1941 … my first encounter with death
I was 8 years old when my beloved canary Bitsy keeled over dead and, of course, I was devastated.
Barely a year had passed since I’d held her little cage on my lap during our train ride from Plainfield, New Jersey to Wellesley Hills, Massachusetts. Our family was making a big change and she was my link to the past so I guarded her zealously.
I was actually amazed at how well she fared during the journey and she was a happy and chipper little bird for the first year in our new home.
Her sudden demise was a great shock to me and I will always be thankful for the understanding and comfort that my mother gave to me then. She took it very seriously and, after explaining that death was an integral part of life, she encouraged me to gather my friends for a special funeral the next day.
After a bit of searching we came up with the perfect coffin. I don’t know if any of you remember but back in the 40’s they sold a boxed brush and comb set that was somewhat similar to this:
It was lined in satin and had a transparent cover … the perfect resting place for my little Bitsy.
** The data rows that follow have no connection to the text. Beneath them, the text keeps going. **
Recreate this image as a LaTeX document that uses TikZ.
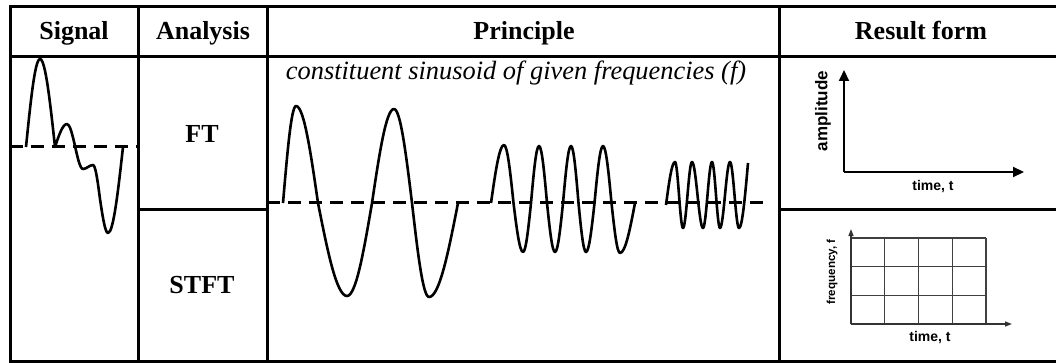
\documentclass[tikz,border=0pt]{standalone}
\usepackage{fontspec}
\setmainfont{Liberation Serif}
\setsansfont{Liberation Sans}
\usetikzlibrary{arrows.meta}

\begin{document}
\begin{tikzpicture}[x=1pt,y=-1pt,
  rule/.style={line width=3pt},
  hdr/.style={font=\fontsize{26}{30}\selectfont\bfseries,anchor=base},
  meth/.style={font=\fontsize{26}{30}\selectfont\bfseries},
  wave/.style={line width=2.6pt,line join=round},
  zero/.style={line width=3pt,dash pattern=on 13pt off 8pt},
  axlbl/.style={font=\sffamily\bfseries\fontsize{14}{16}\selectfont},
  bigaxis/.style={line width=2pt,-{Triangle[length=11pt,width=10pt]}},
  smallaxis/.style={line width=1.4pt,black!80,-{Triangle[length=7pt,width=5pt]}},
  gridln/.style={line width=1.4pt,black!75}]
\useasboundingbox (0,0) rectangle (1056,363);
% table
\draw[rule] (1058,7) -- (10,7) -- (10,361.5) -- (1058,361.5);
\draw[rule] (10,57) -- (1058,57);
\draw[rule] (138,7) -- (138,361.5) (267,7) -- (267,361.5) (779,7) -- (779,361.5);
\draw[rule] (138,210) -- (267,210) (779,210) -- (1058,210);
\node[hdr] (hsig) at (74,40) {Signal};
\node[hdr] (hana) at (203,40) {Analysis};
\node[hdr] (hpri) at (524,40) {Principle};
\node[hdr] (hres) at (921,40) {Result form};
\node[meth] (ft) at (202,133.5) {FT};
\node[meth] (stft) at (202,285.5) {STFT};
% signal
\draw[zero] (10,147) -- (138,147);
\draw[wave] (26,147) sin (40,59) cos (55,147) sin (67,124) cos (75,146) sin (83,169)
  cos (88,167) sin (93,165) cos (100,199) sin (108,233) cos (123,147);
% principle
\node[anchor=base,font=\fontsize{26.4}{30}\selectfont\itshape] (cap) at (516,80)
  {constituent sinusoid of given frequencies (f)};
\draw[zero] (267,203) -- (763,203);
\draw[wave] (283,203) sin (296,106) cos (318,203) sin (347,296) cos (372,203)
  sin (394,109) cos (412,203) sin (429,297) cos (458,203);
\draw[wave] (491,203) sin (504,145) cos (513.5,203) sin (523,252) cos (531,203)
  sin (539,146) cos (547,203) sin (555,252) cos (563,203) sin (571,146) cos (578.5,203)
  sin (586,252) cos (594.5,203) sin (603,146) cos (611.5,203) sin (620,253) cos (635,203);
\draw[wave] (666,205) sin (675,162) cos (679,195) sin (683,228) cos (687.5,195)
  sin (692,162) cos (697.5,195) sin (703,228) cos (707.5,195) sin (712,162) cos (716,195)
  sin (720,228) cos (725,195) sin (730,162) cos (734.5,195) sin (739,228) cos (748,163);
% result form
\coordinate (o1) at (844,172);
\coordinate (y1) at (844,70);
\coordinate (x1) at (1024,172);
\draw[bigaxis] (o1) -- (y1);
\draw[bigaxis] (o1) -- (x1);
\node[axlbl,font=\sffamily\bfseries\fontsize{17}{19}\selectfont,rotate=90] (amp) at (823,111) {amplitude};
\node[axlbl] (t1) at (933,187) {time, t};
\foreach \i in {0,...,4}
  \draw[gridln] ({851+33.75*\i},238) -- ({851+33.75*\i},324);
\foreach \j in {0,...,2}
  \draw[gridln] (851,{238+28.67*\j}) -- (986,{238+28.67*\j});
\coordinate (o2) at (851,324);
\coordinate (y2) at (851,229);
\coordinate (x2) at (1012,324);
\draw[smallaxis] (o2) -- (y2);
\draw[smallaxis] (o2) -- (x2);
\node[axlbl,font=\sffamily\bfseries\fontsize{11.6}{14}\selectfont,rotate=90] (frq) at (832,272) {frequency, f};
\node[axlbl] (t2) at (930,338) {time, t};
\end{tikzpicture}
\end{document}
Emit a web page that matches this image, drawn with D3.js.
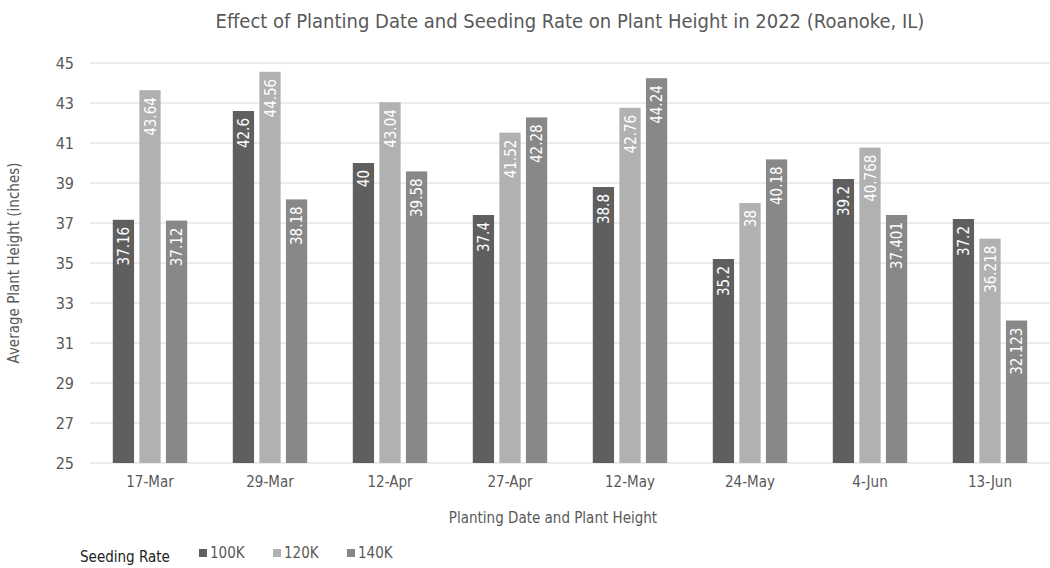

She looked at peace and lovely as she lay there.
The next day six of us gathered round the hole that we’d dug in our garden. My mother held the box first and she spoke of the joy that Bitsy had brought to all the family. She then passed it on to the next person who continued the dialogue. It ended up with me and, amid tears but also smiles, I recalled all the special times that I’d shared with Bitsy.
I remember the feeling of peace that I felt when we laid her to rest and covered her with packed dirt and a sprinkling of rose petals.
During this whole time my mother never told me that Bitsy was going to heaven or that “time would heal all” … or any of the other time worn clichés. She simply allowed me the dignity to grieve and it’s a lesson that has served me well for the past 70 years. I will be forever grateful to her for that.